Interestingly enough, during this time period there were 12 Democratic presidents, 18 Republican presidents, and one unaffiliated president (Andrew Jackson, 1865-1869). Their administrations embraced varying tax policies and approaches to government, in addition to confronting the challenges unique to their respective terms. However, over the decades studied, there has been little meaningful correlation between a particular political party and the long-term performance of the stock market.

If investors were to invest in stocks only when a particular party held office, they would likely miss out on much of the market upside (as illustrated in the chart below):

 

presidential party stock market

 

What about stock market performance in election years, such as the one we are in now? Charles Schwab & Co., Inc. conducted a study looking at data from 1950 to 2015 to determine the average stock market performance in the final year of each presidential cycle (the voting year). The study determined that during the 65-year period, the S&P 500 Index was positive 81% of the time during election years. This is certainly no guarantee of how the stock market will perform this year, but it is sometimes helpful to take the long view.
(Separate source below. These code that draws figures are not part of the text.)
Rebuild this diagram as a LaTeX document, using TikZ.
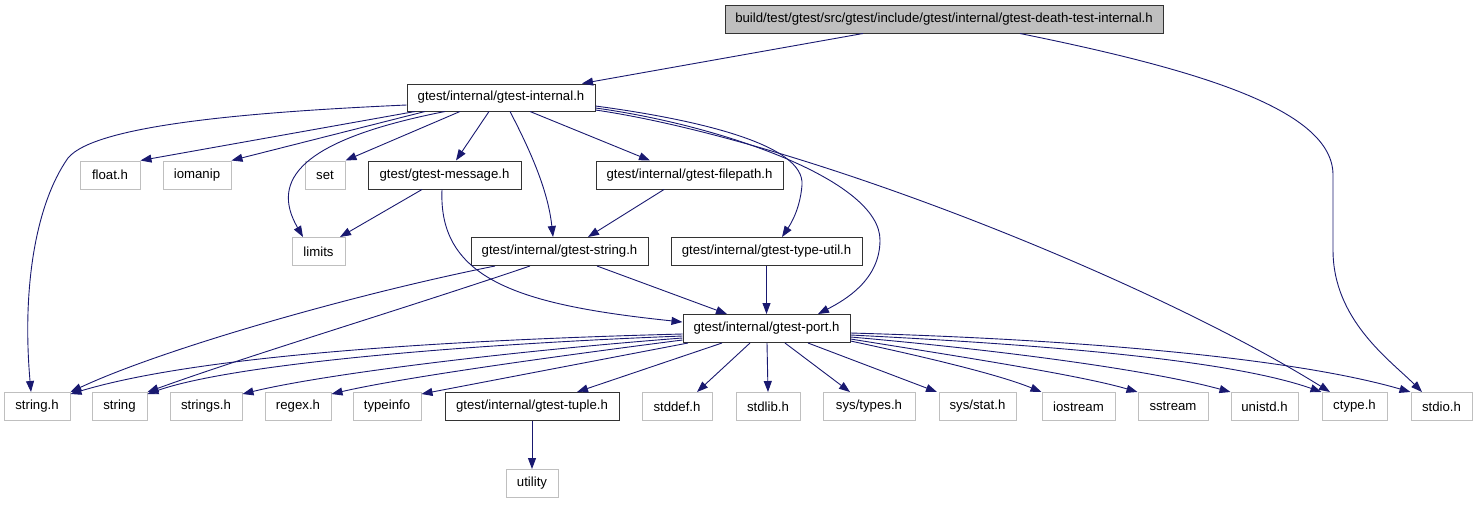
\documentclass[tikz,border=0pt]{standalone}
\usepackage{fontspec}
\setmainfont{Liberation Sans}
\usetikzlibrary{arrows.meta}
\definecolor{edge}{HTML}{191970}
\definecolor{extgray}{HTML}{BFBFBF}
\begin{document}
\begin{tikzpicture}[x=1pt,y=-1pt,
  box/.style={rectangle, inner sep=0pt, minimum height=28pt, line width=1pt, font=\fontsize{13.2}{15}\selectfont},
  doc/.style={box, draw=black!80, fill=white},
  ext/.style={box, draw=extgray, fill=white},
  root/.style={box, draw=black!80, fill=extgray},
  dep/.style={draw=edge, line width=0.9pt, -{Triangle[length=11pt,width=8pt]}}
]
\useasboundingbox (0,0) rectangle (1477,504);

% nodes
\node[root, minimum width=438pt] (top) at (944,19) {build/test/gtest/src/gtest/include/gtest/internal/gtest-death-test-internal.h};
\node[doc, minimum width=188pt, minimum height=27pt] (internal) at (501,97.5) {gtest/internal/gtest-internal.h};

\node[ext, minimum width=60pt] (floath) at (110,175) {float.h};
\node[ext, minimum width=68pt] (iomanip) at (197,175) {iomanip};
\node[ext, minimum width=40pt] (set) at (325,175) {set};
\node[doc, minimum width=153pt] (message) at (444.5,175) {gtest/gtest-message.h};
\node[doc, minimum width=187pt] (filepath) at (689.5,175) {gtest/internal/gtest-filepath.h};

\node[ext, minimum width=53pt] (limits) at (318.5,251.5) {limits};
\node[doc, minimum width=177pt] (gstring) at (559.5,251.5) {gtest/internal/gtest-string.h};
\node[doc, minimum width=191pt] (typeutil) at (766.5,251.5) {gtest/internal/gtest-type-util.h};

\node[doc, minimum width=167pt] (port) at (766.5,328.5) {gtest/internal/gtest-port.h};

\node[ext, minimum width=66pt] (stringh) at (37,406.5) {string.h};
\node[ext, minimum width=55pt] (stringx) at (119.5,406.5) {string};
\node[ext, minimum width=72pt] (stringsh) at (206,406.5) {strings.h};
\node[ext, minimum width=66pt] (regexh) at (298,406.5) {regex.h};
\node[ext, minimum width=68pt] (typeinfo) at (387,406.5) {typeinfo};
\node[doc, minimum width=174pt] (tuple) at (532,406.5) {gtest/internal/gtest-tuple.h};
\node[ext, minimum width=70pt] (stddef) at (677,406.5) {stddef.h};
\node[ext, minimum width=64pt] (stdlib) at (768,406.5) {stdlib.h};
\node[ext, minimum width=92pt] (systypes) at (869,406.5) {sys/types.h};
\node[ext, minimum width=77pt] (sysstat) at (977.5,406.5) {sys/stat.h};
\node[ext, minimum width=73pt] (iostream) at (1078.5,406.5) {iostream};
\node[ext, minimum width=70pt] (sstream) at (1173,406.5) {sstream};
\node[ext, minimum width=67pt] (unistd) at (1264.5,406.5) {unistd.h};
\node[ext, minimum width=65pt] (ctype) at (1354.5,406.5) {ctype.h};
\node[ext, minimum width=61pt] (stdio) at (1441.5,406.5) {stdio.h};

\node[ext, minimum width=52pt] (utility) at (532,483.5) {utility};

% edges from top
\draw[dep] ([xshift=-81pt]top.south) -- ([xshift=81pt]internal.north);
\draw[dep] ([xshift=76pt]top.south) .. controls (1200,70) and (1333,110) .. (1333,175) -- (1333,250) .. controls (1333,320) and (1390,360) .. ([xshift=-19.5pt]stdio.north);

% edges from gtest-internal.h
\draw[dep] ([yshift=-7.5pt]internal.west) .. controls (250,112) and (95,125) .. (68,158) .. controls (35,205) and (22,290) .. ([xshift=-6pt]stringh.north);
\draw[dep] ([xshift=-86pt]internal.south) -- (floath.north east);
\draw[dep] ([xshift=-76pt]internal.south) -- (iomanip.north east);
\draw[dep] ([xshift=-56pt]internal.south) .. controls (300,140) and (270,180) .. ([xshift=-15.5pt]limits.north);
\draw[dep] ([xshift=-41pt]internal.south) -- (set.north east);
\draw[dep] ([xshift=-12pt]internal.south) -- ([xshift=11.5pt]message.north);
\draw[dep] ([xshift=9pt]internal.south) .. controls (530,150) and (548,190) .. ([xshift=-6.5pt]gstring.north);
\draw[dep] ([xshift=29pt]internal.south) -- ([xshift=-39.5pt]filepath.north);
\draw[dep] ([yshift=-8.5pt]internal.east) .. controls (700,120) and (805,145) .. (802,185) .. controls (800,210) and (790,225) .. ([xshift=15.5pt]typeutil.north);
\draw[dep] ([yshift=-10.5pt]internal.east) .. controls (720,125) and (880,180) .. (880,240) .. controls (880,280) and (845,300) .. ([xshift=51.5pt]port.north);
\draw[dep] ([yshift=-12.5pt]internal.east) .. controls (800,140) and (1150,280) .. ([xshift=-24.5pt]ctype.north);

% edges from gtest-message.h
\draw[dep] ([xshift=-22.5pt]message.south) -- ([xshift=21.5pt]limits.north);
\draw[dep] ([xshift=-2.5pt]message.south) .. controls (438,280) and (520,305) .. ([yshift=6.5pt]port.west);

% filepath
\draw[dep] ([xshift=-25.5pt]filepath.south) -- ([xshift=28.5pt]gstring.north);

% gtest-string.h
\draw[dep] ([xshift=-64.5pt]gstring.south) .. controls (350,295) and (160,350) .. (stringh.north east);
\draw[dep] ([xshift=-29.5pt]gstring.south) .. controls (400,310) and (250,355) .. (stringx.north east);
\draw[dep] ([xshift=37.5pt]gstring.south) -- ([xshift=-39.5pt]port.north);

% type-util
\draw[dep] (typeutil.south) -- (port.north);

% gtest-port.h
\draw[dep] ([yshift=-5.5pt]port.west) .. controls (450,340) and (200,355) .. ([yshift=-2pt]stringh.north east);
\draw[dep] ([yshift=-7.5pt]port.west) .. controls (450,345) and (230,365) .. ([yshift=-2pt]stringx.north east);
\draw[dep] ([yshift=-9.5pt]port.west) .. controls (500,352) and (320,375) .. ([yshift=-2pt]stringsh.north east);
\draw[dep] ([yshift=-11.5pt]port.west) .. controls (550,357) and (400,378) .. ([yshift=-2pt]regexh.north east);
\draw[dep] ([xshift=-78.5pt]port.south) -- ([yshift=-2pt]typeinfo.north east);
\draw[dep] ([xshift=-44.5pt]port.south) -- ([xshift=45pt]tuple.north);
\draw[dep] ([xshift=-16.5pt]port.south) -- ([xshift=20pt]stddef.north);
\draw[dep] ([xshift=0.5pt]port.south) -- (stdlib.north);
\draw[dep] ([xshift=18.5pt]port.south) -- ([xshift=-19pt]systypes.north);
\draw[dep] ([xshift=41.5pt]port.south) -- ([xshift=-40.5pt]sysstat.north);
\draw[dep] ([yshift=-12.5pt]port.east) .. controls (930,358) and (1000,375) .. (iostream.north west);
\draw[dep] ([yshift=-10.5pt]port.east) .. controls (950,355) and (1080,375) .. (sstream.north west);
\draw[dep] ([yshift=-8.5pt]port.east) .. controls (1000,350) and (1150,370) .. (unistd.north west);
\draw[dep] ([yshift=-6.5pt]port.east) .. controls (1050,345) and (1230,360) .. (ctype.north west);
\draw[dep] ([yshift=-4.5pt]port.east) .. controls (1100,340) and (1300,360) .. (stdio.north west);

% tuple
\draw[dep] (tuple.south) -- (utility.north);
\end{tikzpicture}
\end{document}
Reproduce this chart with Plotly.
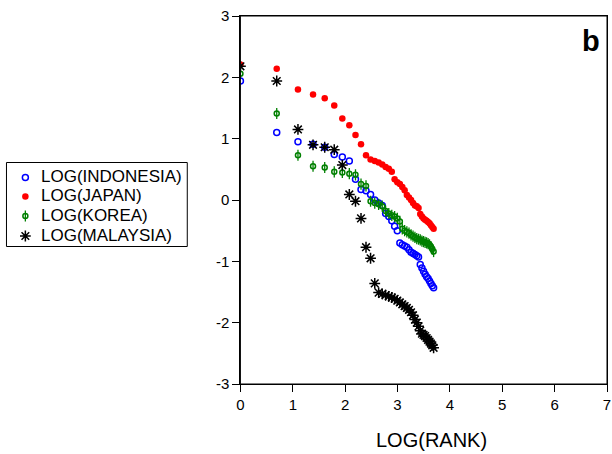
import numpy as np
import plotly.graph_objects as go

ranks = list(range(1, 41))

indonesia = [1.94, 1.10, 0.95, 0.91, 0.86, 0.74, 0.70, 0.635, 0.34, 0.17,
             0.15, 0.09, 0.00, -0.05, -0.09, -0.22, -0.27, -0.34, -0.43, -0.50,
             -0.70, -0.73, -0.75, -0.77, -0.81, -0.85, -0.87, -0.89, -0.91, -0.93,
             -1.05, -1.11, -1.16, -1.21, -1.25, -1.28, -1.32, -1.36, -1.40, -1.43]

japan = [2.21, 2.14, 1.80, 1.72, 1.66, 1.54, 1.33, 1.22, 1.06, 0.91,
         0.73, 0.66, 0.635, 0.61, 0.58, 0.54, 0.51, 0.46, 0.34, 0.29,
         0.26, 0.21, 0.16, 0.08, 0.04, 0.00, -0.05, -0.09, -0.10, -0.13,
         -0.23, -0.27, -0.30, -0.32, -0.34, -0.36, -0.38, -0.41, -0.44, -0.47]

korea = [2.06, 1.41, 0.73, 0.55, 0.53, 0.46, 0.45, 0.43, 0.41, 0.26,
         0.23, -0.02, -0.05, -0.07, -0.10, -0.18, -0.22, -0.25, -0.27, -0.30,
         -0.35, -0.47, -0.50, -0.52, -0.54, -0.57, -0.59, -0.61, -0.63, -0.64,
         -0.65, -0.67, -0.68, -0.69, -0.70, -0.71, -0.73, -0.76, -0.80, -0.84]

malaysia = [2.18, 1.94, 1.15, 0.90, 0.86, 0.82, 0.57, 0.09, -0.02, -0.30,
            -0.77, -0.95, -1.36, -1.51, -1.53, -1.55, -1.57, -1.59, -1.61, -1.64,
            -1.67, -1.70, -1.73, -1.76, -1.79, -1.83, -1.88, -1.95, -2.00, -2.06,
            -2.13, -2.18, -2.20, -2.22, -2.25, -2.28, -2.31, -2.34, -2.37, -2.41]

series_names = ["LOG(INDONESIA)", "LOG(JAPAN)", "LOG(KOREA)", "LOG(MALAYSIA)"]

x_ticks = [0, 1, 2, 3, 4, 5, 6, 7]
y_ticks = [-3, -2, -1, 0, 1, 2, 3]

x = np.log(np.array(ranks, dtype=float))

FONT = "Liberation Sans, Arial, sans-serif"

W, H = 612, 454
ML, MR, MT, MB = 0, 5, 16, 70
PLOT_LEFT = 238  # pixel where main plot starts
PAPER_W = W - ML - MR
PAPER_H = H - MT - MB

styles = {
    "LOG(INDONESIA)": [dict(symbol="circle-open", size=6, color="#0000ff",
                            line=dict(width=1.5, color="#0000ff"))],
    "LOG(JAPAN)": [dict(symbol="circle", size=6.5, color="#ff0000", line=dict(width=0))],
    "LOG(KOREA)": [dict(symbol="circle-open", size=5, color="#008000",
                        line=dict(width=1.5, color="#008000")),
                   dict(symbol="line-ns-open", size=8, color="#008000",
                        line=dict(width=1.3, color="#008000"))],
    "LOG(MALAYSIA)": [dict(symbol="asterisk-open", size=9, color="#000000",
                           line=dict(width=1.5, color="#000000"))],
}
values = {"LOG(INDONESIA)": indonesia, "LOG(JAPAN)": japan,
          "LOG(KOREA)": korea, "LOG(MALAYSIA)": malaysia}

fig = go.Figure()
for name in series_names:
    for m in styles[name]:
        fig.add_trace(go.Scatter(x=x, y=values[name], mode="markers", name=name,
                                 marker=m, showlegend=False, xaxis="x", yaxis="y"))

# Hand-drawn legend in pixel coordinates (axes x2/y2 cover the left margin area)
DX = -4
leg_text_y = [176, 195.5, 215, 235]
leg_mark_y = [177.5, 196.5, 216, 236]
for i, name in enumerate(series_names):
    for m in styles[name]:
        fig.add_trace(go.Scatter(x=[25.5 + DX], y=[leg_mark_y[i]], mode="markers",
                                 marker=m, showlegend=False, hoverinfo="skip",
                                 xaxis="x2", yaxis="y2"))

annotations = []
for i, name in enumerate(series_names):
    annotations.append(dict(text=name, xref="x2", yref="y2", x=39 + DX, y=leg_text_y[i],
                            xanchor="left", yanchor="middle", showarrow=False,
                            font=dict(family=FONT, size=17, color="black")))
annotations.append(dict(text="LOG(RANK)", xref="x domain", yref="y domain",
                        x=(430.7 - PLOT_LEFT) / (W - MR - PLOT_LEFT), y=-0.152,
                        xanchor="center", yanchor="middle", showarrow=False,
                        font=dict(family=FONT, size=20, color="black")))
annotations.append(dict(text="<b>b</b>", xref="x domain", yref="y domain",
                        x=(590.5 - PLOT_LEFT) / (W - MR - PLOT_LEFT),
                        y=(384 - 41.5) / PAPER_H,
                        xanchor="center", yanchor="middle", showarrow=False,
                        font=dict(family=FONT, size=29, color="black")))

shapes = [
    dict(type="rect", xref="x domain", yref="y domain", x0=0, x1=1, y0=0, y1=1,
         line=dict(color="black", width=1), fillcolor="rgba(0,0,0,0)", layer="above"),
    dict(type="rect", xref="x2", yref="y2", x0=6.5 + DX, x1=188.5 + DX, y0=162.5, y1=246.5,
         line=dict(color="black", width=1), fillcolor="rgba(0,0,0,0)", layer="below"),
]

fig.update_layout(
    width=W, height=H,
    margin=dict(l=ML, r=MR, t=MT, b=MB),
    paper_bgcolor="white", plot_bgcolor="white",
    font=dict(family=FONT, size=15, color="black"),
    showlegend=False,
    xaxis=dict(domain=[(PLOT_LEFT - ML) / PAPER_W, 1], range=[0, 7],
               tickvals=x_ticks, ticktext=[str(v) for v in x_ticks],
               showgrid=False, zeroline=False, showline=True, linecolor="black",
               linewidth=1, mirror=True, ticks="outside", ticklen=7, tickcolor="black",
               tickfont=dict(family=FONT, size=15), anchor="y"),
    yaxis=dict(domain=[0, 1], range=[-3, 3], tickvals=y_ticks,
               ticktext=[str(v) for v in y_ticks],
               showgrid=False, zeroline=False, showline=True, linecolor="black",
               linewidth=1, mirror=True, ticks="outside", ticklen=7, tickcolor="black",
               tickfont=dict(family=FONT, size=15), anchor="x"),
    xaxis2=dict(domain=[0, (PLOT_LEFT - ML) / PAPER_W], range=[ML, PLOT_LEFT],
                visible=False, fixedrange=True, anchor="y2"),
    yaxis2=dict(domain=[0, 1], range=[H - MB, MT], visible=False, fixedrange=True,
                anchor="x2"),
    annotations=annotations,
    shapes=shapes,
)

fig.write_html("out.html", config={"displayModeBar": False},
               post_script="document.body.style.margin='0px';")
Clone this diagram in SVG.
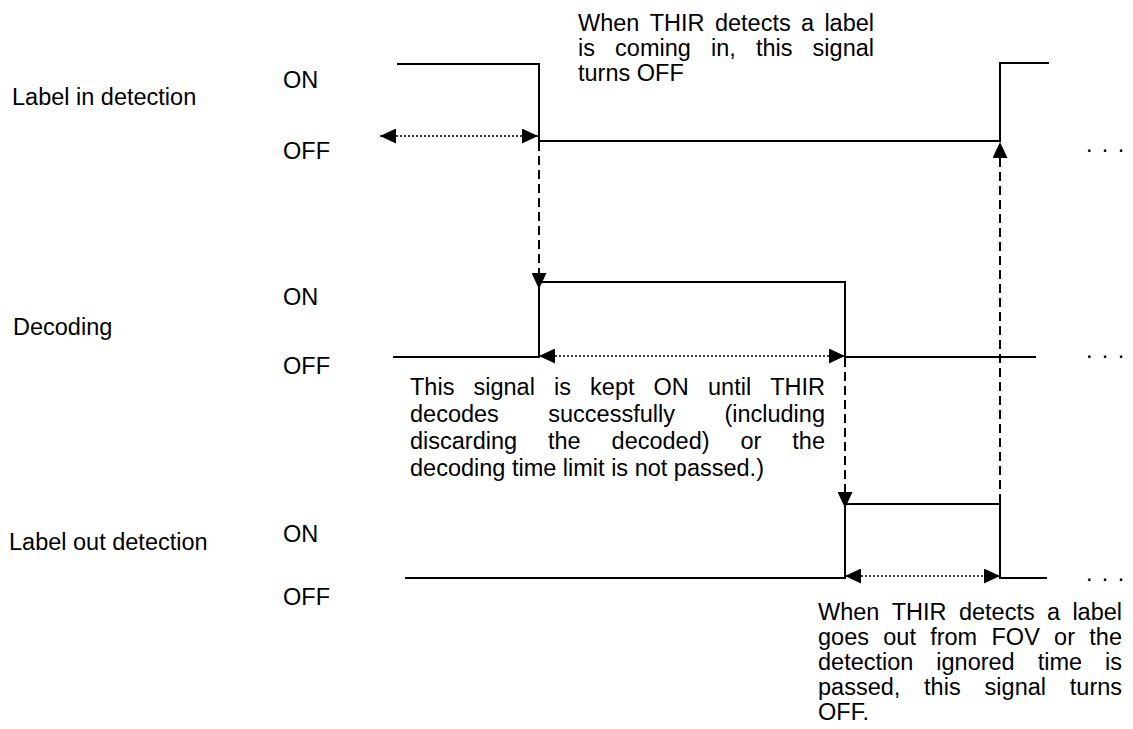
<svg xmlns="http://www.w3.org/2000/svg" width="1133" height="729" viewBox="0 0 1133 729">
<style>
text{font-family:"Liberation Sans",Arial,sans-serif;font-size:23.5px;fill:#000}
.sig{fill:none;stroke:#000;stroke-width:2}
.dash{fill:none;stroke:#000;stroke-width:2;stroke-dasharray:9 5}
.dot{fill:none;stroke:#000;stroke-width:1.5;stroke-dasharray:2 2}
.ell{letter-spacing:1.4px}
</style>
<defs>
<marker id="ah" markerUnits="userSpaceOnUse" markerWidth="16" markerHeight="15" refX="16" refY="7.5" orient="auto-start-reverse" viewBox="0 0 16 15">
<path d="M0,0 L16,7.5 L0,15 z" fill="#000"/>
</marker>
</defs>
<rect width="1133" height="729" fill="#fff"/>

<g id="label-in-detection">
<text x="12" y="105">Label in detection</text>
<text x="283" y="88">ON</text>
<text x="283" y="159">OFF</text>
<polyline class="sig" points="397,64 539,64 539,141 1000,141 1000,63 1049,63"/>
<text class="ell" x="1086" y="152">. . .</text>
</g>

<g id="decoding">
<text x="13" y="335">Decoding</text>
<text x="283" y="305">ON</text>
<text x="283" y="374">OFF</text>
<polyline class="sig" points="393,357 539,357 539,282 845,282 845,357 1036,357"/>
<text class="ell" x="1086" y="358">. . .</text>
</g>

<g id="label-out-detection">
<text x="9" y="550">Label out detection</text>
<text x="283" y="542">ON</text>
<text x="283" y="605">OFF</text>
<polyline class="sig" points="405,578 845,578 845,504 1000,504 1000,578 1047,578"/>
<text class="ell" x="1086" y="581">. . .</text>
</g>

<g id="note-in">
<text y="31"><tspan x="578">When</tspan><tspan x="649.7">THIR</tspan><tspan x="714.9">detects</tspan><tspan x="801">a</tspan><tspan x="824.4">label</tspan></text>
<text y="56"><tspan x="578">is</tspan><tspan x="615.1">coming</tspan><tspan x="711">in,</tspan><tspan x="755.9">this</tspan><tspan x="812.6">signal</tspan></text>
<text x="578" y="81">turns OFF</text>
</g>

<g id="note-decoding">
<text y="395"><tspan x="410">This</tspan><tspan x="473.5">signal</tspan><tspan x="554">is</tspan><tspan x="590.1">kept</tspan><tspan x="653.6">ON</tspan><tspan x="708">until</tspan><tspan x="770.2">THIR</tspan></text>
<text y="422"><tspan x="410">decodes</tspan><tspan x="548.3">successfully</tspan><tspan x="724.4">(including</tspan></text>
<text y="449"><tspan x="410">discarding</tspan><tspan x="548">the</tspan><tspan x="611.6">decoded)</tspan><tspan x="740.5">or</tspan><tspan x="792.3">the</tspan></text>
<text x="410" y="476">decoding time limit is not passed.)</text>
</g>

<g id="note-out">
<text y="620"><tspan x="818">When</tspan><tspan x="891.7">THIR</tspan><tspan x="958.9">detects</tspan><tspan x="1047">a</tspan><tspan x="1072.4">label</tspan></text>
<text y="645"><tspan x="818">goes</tspan><tspan x="883.3">out</tspan><tspan x="930.2">from</tspan><tspan x="991.5">FOV</tspan><tspan x="1054.1">or</tspan><tspan x="1089.3">the</tspan></text>
<text y="670"><tspan x="818">detection</tspan><tspan x="936.3">ignored</tspan><tspan x="1037.7">time</tspan><tspan x="1105">is</tspan></text>
<text y="695"><tspan x="818">passed,</tspan><tspan x="924.1">this</tspan><tspan x="984.6">signal</tspan><tspan x="1069.8">turns</tspan></text>
<text x="818" y="720">OFF.</text>
</g>

<g id="connectors">
<line class="dot" x1="380" y1="136" x2="538" y2="136" marker-start="url(#ah)" marker-end="url(#ah)"/>
<line class="dot" x1="539" y1="356" x2="845" y2="356" marker-start="url(#ah)" marker-end="url(#ah)"/>
<line class="dot" x1="845" y1="576" x2="1000" y2="576" marker-start="url(#ah)" marker-end="url(#ah)"/>
<line class="dash" x1="539" y1="142" x2="539" y2="289" marker-end="url(#ah)"/>
<line class="dash" x1="845" y1="358" x2="845" y2="508" marker-end="url(#ah)"/>
<line class="dash" x1="1000" y1="503" x2="1000" y2="142" marker-end="url(#ah)"/>
</g>
</svg>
While uncertainty about the election will linger through early November, we recommend adopting a long-term perspective and ignoring the short-term noise. If your portfolio is well-diversified and aligned with your goals and objectives, election cycles should not cause a shift in your overall investment strategy.  Instead, now is the time to remain focused on the factors within your control, such as how much to spend and save, minimizing costs and taxes, and disciplined rebalancing.